Fifth Group Restaurants owns six restaurant brands and one catering company. Only one of the brands has more than one location. That would be South City Kitchen, now in Buckhead as well as Midtown and Vinings. These are three very different sections of the metro. They serve crowds with diverse tastes and somewhat different budgets. SCKB either has to show that its concept works anywhere – which would be interesting – or else it has to acknowledge the specific needs and meet the unique demands of each neighborhood – which would be exciting. Fifth Group is straddling the fence, appearing to want to opt for the latter, but fearful of losing itself in the process.

The interior of South City Kitchen Buckhead.

Just look at the crab cakes. On the Vinings menu: Maryland crab cake, watercress and citrus salad, tarragon-lemon cream, $15. On the Midtown menu: Maryland crab cake, roasted and pickled carrots, harissa crema, $15. On the Buckhead menu: Jumbo lump crab cake, apple fennel slaw, cider vinegar-molasses, $15. Do you like it safe and tame, or bold and tangy, or super seasonal?

That apple fennel slaw was very much on point and of the autumnal moment. On the other hand, the famous, amazing fried chicken looks the same at all three places for $19. The trout also looks and costs the same, but it shifts from specialties to the other entree section.

The standout appetizer was the roasted oysters with fennel cream, andouille crumble, charred lemon. Given its fluffy richness, this pillowy, snazzy Rockefeller interpretation lifted easily from the shell and held together properly on the fork. The bourbon-cured smoked salmon also demonstrated some solid Southern flair.
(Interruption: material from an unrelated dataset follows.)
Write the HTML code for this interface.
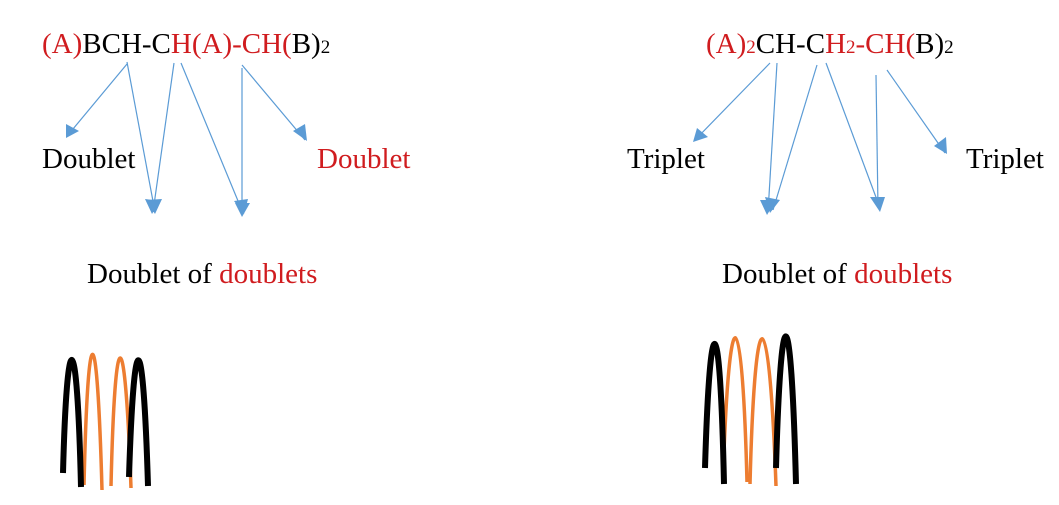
<!DOCTYPE html>
<html><head><meta charset="utf-8"><style>
html,body{margin:0;padding:0;background:#fff;}
svg{display:block;}
text{font-family:"Liberation Serif",serif;font-size:29px;}
.r{fill:#d01c1f;}
</style></head><body>
<svg width="1059" height="505" viewBox="0 0 1059 505" xmlns="http://www.w3.org/2000/svg">
<g stroke="#5b9bd5" stroke-width="1.2" fill="none">
<path d="M127,64 L68,135"/><path d="M127,62 L155,212"/><path d="M174,63 L153,212"/>
<path d="M181,63 L243,213"/><path d="M242,68 L242,215"/><path d="M242,65 L305,140"/>
<path d="M770,63 L695,140"/><path d="M777,63 L768,212"/><path d="M817,65 L773,210"/>
<path d="M826,63 L880,208"/><path d="M876,75 L878,208"/><path d="M887,70 L945,153"/>
</g>
<g fill="#5b9bd5">
<polygon points="66,138 66,124 79,131"/>
<polygon points="146,200 162,199 155,214"/><polygon points="145,199 160,201 152,214"/>
<polygon points="234,201 248,199 244,214"/><polygon points="235,203 250,203 242,217"/>
<polygon points="293,131 305,124 307,141"/>
<polygon points="693,142 697,128 708,137"/>
<polygon points="760,200 776,200 767,215"/><polygon points="765,197 780,200 770,213"/>
<polygon points="870,197 885,197 880,212"/>
<polygon points="934,146 946,137 947,154"/>
</g>
<text x="42" y="53"><tspan class="r">(A)</tspan>BCH-C<tspan class="r">H(A)-CH(</tspan>B)<tspan font-size="19">2</tspan></text>
<text x="706" y="53"><tspan class="r">(A)<tspan font-size="19">2</tspan></tspan>CH-C<tspan class="r">H<tspan font-size="19">2</tspan>-CH(</tspan>B)<tspan font-size="19">2</tspan></text>
<text x="42" y="168">Doublet</text>
<text x="317" y="168" class="r">Doublet</text>
<text x="87" y="283">Doublet of <tspan class="r">doublets</tspan></text>
<text x="627" y="168">Triplet</text>
<text x="966" y="168">Triplet</text>
<text x="722" y="283">Doublet of <tspan class="r">doublets</tspan></text>
<g fill="none">
<path d="M84,485 C88,310 97,310 102,490" stroke="#ed7d31" stroke-width="3.5"/>
<path d="M111,486 C115,315 125,315 131,488" stroke="#ed7d31" stroke-width="3.5"/>
<path d="M63,473 C67,320 77,320 81,487" stroke="#000" stroke-width="6"/>
<path d="M129,477 C134,320 143,320 148,486" stroke="#000" stroke-width="6"/>
<path d="M723,480 C729,290 742,290 747,482" stroke="#ed7d31" stroke-width="3.5"/>
<path d="M750,484 C755,290 769,290 776,486" stroke="#ed7d31" stroke-width="3.5"/>
<path d="M705,468 C710,300 720,300 724,484" stroke="#000" stroke-width="6"/>
<path d="M776,468 C781,290 791,290 796,484" stroke="#000" stroke-width="6"/>
</g>
</svg>
</body></html>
Something that is only happening at the Buckhead location is a “for the table” section, which includes three plates from $30 to $90 and serves four to six people family-style. We ordered the red quinoa and spicy field arugula. The salad was served on a huge, gorgeous platter, but we quickly encountered long leaf problems as we transferred it from the platter to our small appetizer plates.

The fried chicken.

The other two family-style options are sea scallops and a tea brined-smoked chicken, so you could actually feed four people off this menu for a total of $120.

The dessert menu is $9 flat, and it’s worth it. That terrific coconut tart I first tasted in Vinings has been seriously upgraded to a cream pie, but the star of the dessert menu is unquestionably the lightly delightful lemon doberge cake.

SCK often gets proper credit for being a place of Southern comfort foods, but the deeper truth is that it’s got a solid grasp of New Orleans cuisine specifically. See also: the sour dough beignets with pecan pie filling and bourbon anglaise. The Buckhead bourbon and whiskey menu is their most extensive yet, while the cocktail menu tends more toward the stiff and less toward the sugary.

The roasted oysters.

Executive Chef Jason Starnes, formerly of The Sun Dial at the Westin Peachtree Plaza, is certainly off to a running start. Fifth Group has wisely hired a chef who can maintain the classic SCK personality while applying some of his own creativity and regional expertise to the new location. Spitting distance away at Southern Art and Bourbon Bar, celebrity chef Art Smith had better not rest on his laurels. Starnes has come down from his revolving tower in the Downtown skyline to vanquish competitors at ground level and Buckhead dining certainly just got a little more interesting.